Dataset extract:

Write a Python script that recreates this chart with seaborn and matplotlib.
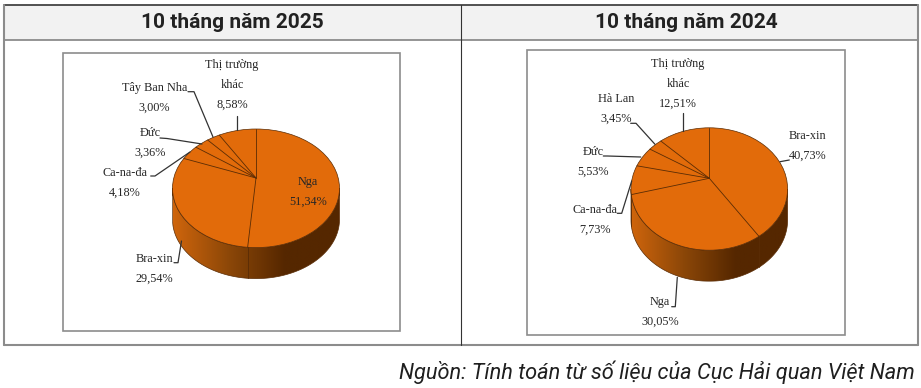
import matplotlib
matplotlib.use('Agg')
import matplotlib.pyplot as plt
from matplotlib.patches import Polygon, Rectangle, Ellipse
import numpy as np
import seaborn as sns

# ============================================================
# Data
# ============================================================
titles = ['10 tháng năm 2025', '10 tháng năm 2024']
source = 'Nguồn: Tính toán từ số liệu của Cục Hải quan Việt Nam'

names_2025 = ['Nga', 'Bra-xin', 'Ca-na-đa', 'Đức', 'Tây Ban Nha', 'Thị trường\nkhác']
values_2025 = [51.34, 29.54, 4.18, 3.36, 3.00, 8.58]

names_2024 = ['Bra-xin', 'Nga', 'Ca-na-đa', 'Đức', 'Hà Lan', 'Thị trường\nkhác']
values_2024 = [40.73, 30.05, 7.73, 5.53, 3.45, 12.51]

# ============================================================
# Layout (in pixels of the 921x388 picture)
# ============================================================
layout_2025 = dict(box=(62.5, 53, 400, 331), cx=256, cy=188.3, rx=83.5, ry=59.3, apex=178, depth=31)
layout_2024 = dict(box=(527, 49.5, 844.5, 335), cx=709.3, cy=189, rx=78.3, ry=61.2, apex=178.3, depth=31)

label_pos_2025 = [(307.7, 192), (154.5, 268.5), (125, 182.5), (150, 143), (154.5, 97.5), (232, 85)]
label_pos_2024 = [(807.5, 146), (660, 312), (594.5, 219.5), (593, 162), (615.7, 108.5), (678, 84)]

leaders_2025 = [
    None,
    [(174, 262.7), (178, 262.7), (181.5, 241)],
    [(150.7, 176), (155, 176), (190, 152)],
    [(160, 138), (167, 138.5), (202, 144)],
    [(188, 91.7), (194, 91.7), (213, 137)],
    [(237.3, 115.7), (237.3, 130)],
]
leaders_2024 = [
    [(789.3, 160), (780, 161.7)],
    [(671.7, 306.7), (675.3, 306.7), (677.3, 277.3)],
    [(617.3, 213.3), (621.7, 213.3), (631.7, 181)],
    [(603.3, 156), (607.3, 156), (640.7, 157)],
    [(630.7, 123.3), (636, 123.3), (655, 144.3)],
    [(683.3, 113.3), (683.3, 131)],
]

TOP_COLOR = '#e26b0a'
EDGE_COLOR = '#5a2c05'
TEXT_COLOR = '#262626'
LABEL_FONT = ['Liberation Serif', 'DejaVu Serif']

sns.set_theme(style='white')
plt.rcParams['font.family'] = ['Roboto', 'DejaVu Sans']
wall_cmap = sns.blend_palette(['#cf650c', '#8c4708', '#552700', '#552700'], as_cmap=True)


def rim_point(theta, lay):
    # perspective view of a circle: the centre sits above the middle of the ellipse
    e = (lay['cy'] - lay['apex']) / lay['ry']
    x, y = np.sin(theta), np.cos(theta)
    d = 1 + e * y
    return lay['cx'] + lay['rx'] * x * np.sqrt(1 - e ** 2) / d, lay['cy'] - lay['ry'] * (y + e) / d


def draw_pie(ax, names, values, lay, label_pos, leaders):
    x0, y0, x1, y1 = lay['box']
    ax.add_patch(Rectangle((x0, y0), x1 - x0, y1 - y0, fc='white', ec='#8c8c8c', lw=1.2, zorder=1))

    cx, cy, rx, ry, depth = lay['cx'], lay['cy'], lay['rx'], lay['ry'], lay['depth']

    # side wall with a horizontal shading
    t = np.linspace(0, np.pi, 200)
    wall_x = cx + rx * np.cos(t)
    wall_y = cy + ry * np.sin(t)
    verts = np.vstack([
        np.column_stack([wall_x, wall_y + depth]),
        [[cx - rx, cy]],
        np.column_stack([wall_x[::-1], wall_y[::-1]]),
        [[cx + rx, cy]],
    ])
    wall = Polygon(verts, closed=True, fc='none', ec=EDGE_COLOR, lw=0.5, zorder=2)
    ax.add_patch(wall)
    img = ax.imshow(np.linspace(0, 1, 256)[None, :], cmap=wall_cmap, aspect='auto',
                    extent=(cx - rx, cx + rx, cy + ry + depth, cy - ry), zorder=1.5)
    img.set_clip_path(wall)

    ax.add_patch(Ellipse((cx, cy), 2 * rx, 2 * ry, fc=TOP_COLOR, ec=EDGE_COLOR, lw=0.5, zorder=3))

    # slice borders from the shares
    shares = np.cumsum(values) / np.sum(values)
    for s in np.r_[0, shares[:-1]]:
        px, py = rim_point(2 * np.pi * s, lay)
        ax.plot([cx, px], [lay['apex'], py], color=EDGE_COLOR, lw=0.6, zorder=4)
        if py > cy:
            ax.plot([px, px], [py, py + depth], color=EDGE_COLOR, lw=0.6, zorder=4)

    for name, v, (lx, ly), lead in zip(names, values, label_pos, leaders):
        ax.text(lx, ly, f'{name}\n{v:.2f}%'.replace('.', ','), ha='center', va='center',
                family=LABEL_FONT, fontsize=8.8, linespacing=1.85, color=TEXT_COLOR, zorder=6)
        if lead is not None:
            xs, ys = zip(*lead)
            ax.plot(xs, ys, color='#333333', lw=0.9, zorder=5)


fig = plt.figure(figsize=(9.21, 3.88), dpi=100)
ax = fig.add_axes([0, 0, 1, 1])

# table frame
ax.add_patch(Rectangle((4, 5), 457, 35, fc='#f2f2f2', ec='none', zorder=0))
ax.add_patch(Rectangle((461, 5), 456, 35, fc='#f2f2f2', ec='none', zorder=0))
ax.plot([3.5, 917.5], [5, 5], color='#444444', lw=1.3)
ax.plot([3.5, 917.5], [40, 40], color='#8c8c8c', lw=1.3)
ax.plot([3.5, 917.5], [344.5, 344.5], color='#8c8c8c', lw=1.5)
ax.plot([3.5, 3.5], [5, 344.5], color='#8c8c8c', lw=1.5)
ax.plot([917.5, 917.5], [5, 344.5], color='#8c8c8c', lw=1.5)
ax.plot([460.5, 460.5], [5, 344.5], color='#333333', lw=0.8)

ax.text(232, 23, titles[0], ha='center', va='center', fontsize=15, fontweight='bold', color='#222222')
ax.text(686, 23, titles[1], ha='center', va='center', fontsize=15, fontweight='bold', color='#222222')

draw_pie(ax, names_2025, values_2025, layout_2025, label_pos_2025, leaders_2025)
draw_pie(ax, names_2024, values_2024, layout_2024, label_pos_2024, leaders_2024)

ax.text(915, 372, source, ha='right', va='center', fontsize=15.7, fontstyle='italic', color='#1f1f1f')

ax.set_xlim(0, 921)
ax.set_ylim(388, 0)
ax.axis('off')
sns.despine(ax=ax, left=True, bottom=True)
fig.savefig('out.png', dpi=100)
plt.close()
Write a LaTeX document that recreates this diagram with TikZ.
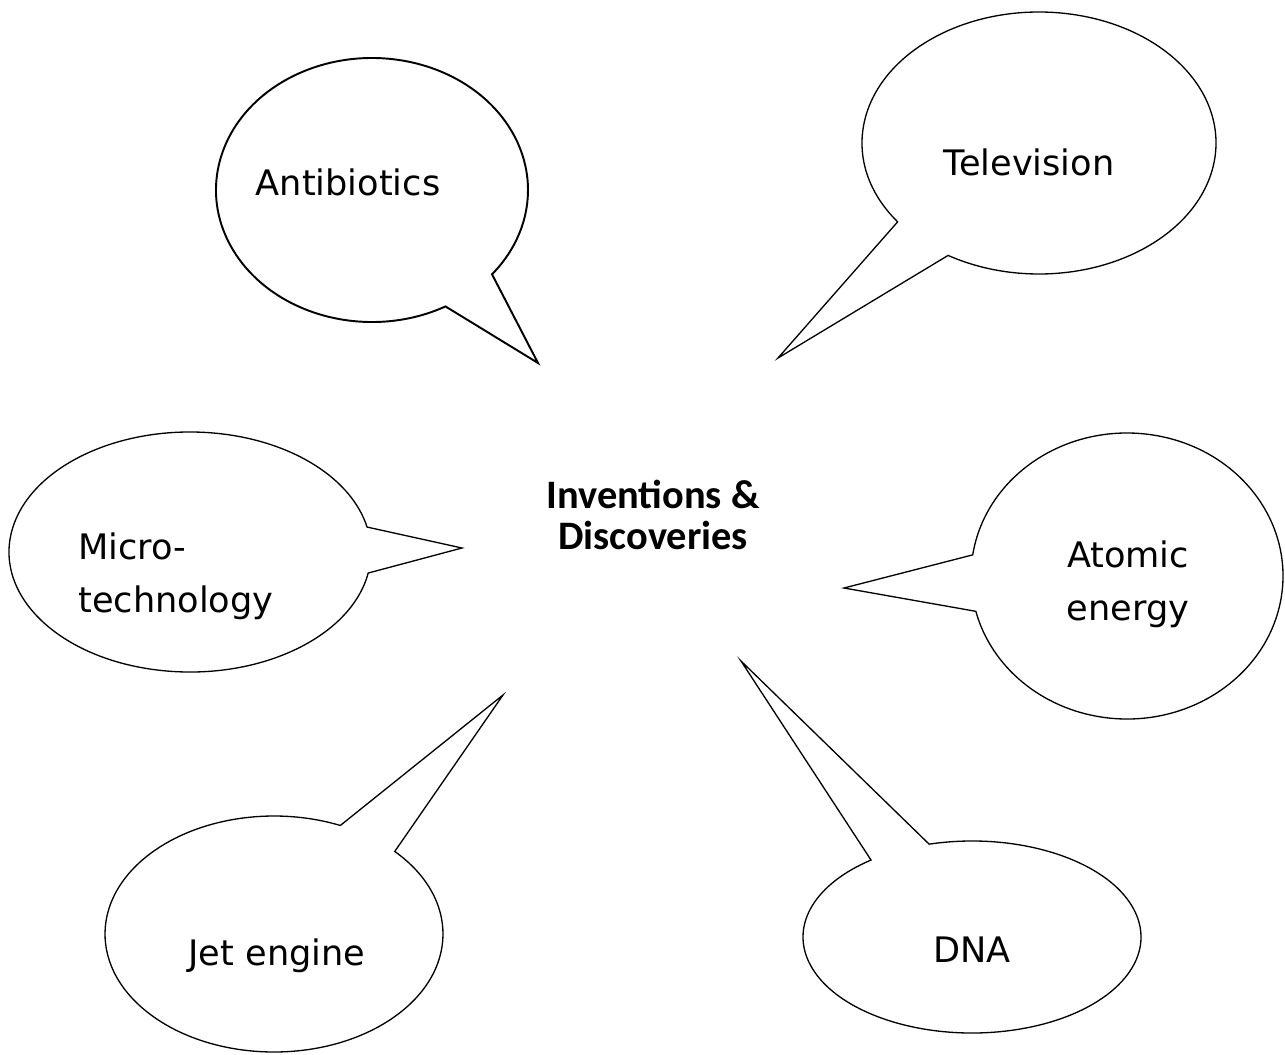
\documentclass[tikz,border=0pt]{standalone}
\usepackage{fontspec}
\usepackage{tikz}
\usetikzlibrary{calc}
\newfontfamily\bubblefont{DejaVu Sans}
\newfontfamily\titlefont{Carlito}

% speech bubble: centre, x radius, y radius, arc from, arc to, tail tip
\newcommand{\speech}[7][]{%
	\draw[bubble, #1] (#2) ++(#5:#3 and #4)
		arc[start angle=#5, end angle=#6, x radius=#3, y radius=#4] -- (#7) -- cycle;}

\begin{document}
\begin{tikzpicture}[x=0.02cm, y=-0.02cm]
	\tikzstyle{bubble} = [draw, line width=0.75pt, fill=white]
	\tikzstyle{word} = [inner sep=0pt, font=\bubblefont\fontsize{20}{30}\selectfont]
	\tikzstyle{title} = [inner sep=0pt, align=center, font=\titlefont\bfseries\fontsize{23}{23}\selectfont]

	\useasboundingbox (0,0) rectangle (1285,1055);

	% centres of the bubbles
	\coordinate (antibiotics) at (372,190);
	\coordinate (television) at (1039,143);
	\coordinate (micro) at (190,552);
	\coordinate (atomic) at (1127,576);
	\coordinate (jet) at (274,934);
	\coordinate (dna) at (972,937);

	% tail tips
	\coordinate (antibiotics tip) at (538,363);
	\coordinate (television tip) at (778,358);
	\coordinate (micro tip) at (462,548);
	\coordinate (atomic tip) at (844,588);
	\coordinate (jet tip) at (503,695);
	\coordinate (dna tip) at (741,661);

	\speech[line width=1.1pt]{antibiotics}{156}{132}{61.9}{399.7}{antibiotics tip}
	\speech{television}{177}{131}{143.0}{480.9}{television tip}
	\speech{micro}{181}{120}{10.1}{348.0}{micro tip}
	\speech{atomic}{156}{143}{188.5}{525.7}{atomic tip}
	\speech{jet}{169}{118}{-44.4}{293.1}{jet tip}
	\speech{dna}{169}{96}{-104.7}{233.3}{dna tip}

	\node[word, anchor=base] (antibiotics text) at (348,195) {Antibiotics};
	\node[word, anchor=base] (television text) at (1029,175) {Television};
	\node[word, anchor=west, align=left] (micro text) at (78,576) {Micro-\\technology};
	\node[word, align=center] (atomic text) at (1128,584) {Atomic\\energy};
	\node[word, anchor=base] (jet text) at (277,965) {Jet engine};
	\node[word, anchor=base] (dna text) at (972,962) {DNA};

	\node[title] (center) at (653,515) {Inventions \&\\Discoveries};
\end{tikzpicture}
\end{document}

Exercise brief: Quote the lines above exactly, starting with the one that has "Write a LaTeX" and ending with the one that has "arc[start angle=#5, end"; drop the pictures and include nothing else.

Result of this task:
Write a LaTeX document that recreates this diagram with TikZ.
\documentclass[tikz,border=0pt]{standalone}
\usepackage{fontspec}
\usepackage{tikz}
\usetikzlibrary{calc}
\newfontfamily\bubblefont{DejaVu Sans}
\newfontfamily\titlefont{Carlito}

% speech bubble: centre, x radius, y radius, arc from, arc to, tail tip
\newcommand{\speech}[7][]{%
	\draw[bubble, #1] (#2) ++(#5:#3 and #4)
		arc[start angle=#5, end angle=#6, x radius=#3, y radius=#4] -- (#7) -- cycle;}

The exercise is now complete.